More evidence about atoms and light came from blackbodies, any object that absorbs all the radiation that falls on it. A blackbody must also emit the energy it absorbs or else it would not be in equilibrium and would absorb an almost infinite amount of energy! Blackbodies can’t control the radiation that falls on to them, but they re-radiate or emit radiation at a wavelength that is dependent on their temperature and is completely independent of the wavelengths of radiation absorbed. This physical fact becomes a powerful tool for astronomers wishing to understand the distant universe. If you can’t take a thermometer to the planet or star, you can still derive its temperature by looking at the blackbody radiation it emits. This light spectrum has a characteristic shape and is called a blackbody curve or Planck curve. This figure above shows the Planck curve for four stars with surface temperatures between 3,000 and 6,000 K. The Planck curve for each star peaks at a different wavelength.
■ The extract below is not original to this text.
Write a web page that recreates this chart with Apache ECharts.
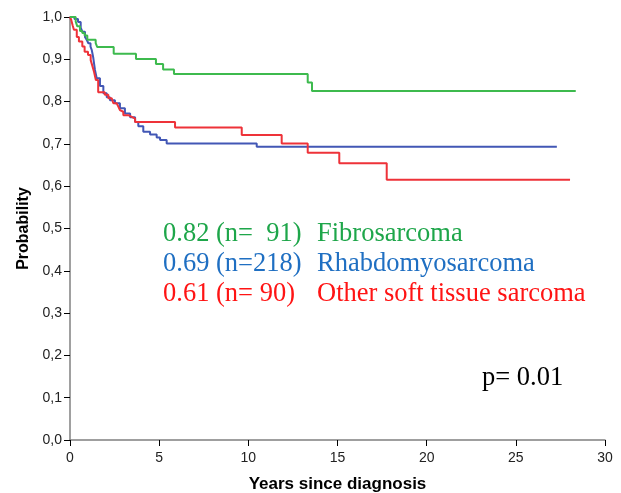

The hotter the star, the shorter the wavelength of its peak emission. It turns out that a star’s surface temperature can be derived from a very simple formula called Wien’s Displacement Law. As you probably can image, a German physicist named Wilhelm Wien discovered the relationship. An astronomer measures the wavelength of maximum energy emission (λ_max) and uses this equation:

​ Temperature = constant / wavelength of maximum emission
T = 2,897,000 / λ_max

Where T is the Kelvin surface temperature of the star, λ_max is the wavelength of maximum intensity in nanometers (one billionth of a meter), and 2,897,000 nm·K is the Wien’s Displacement Constant.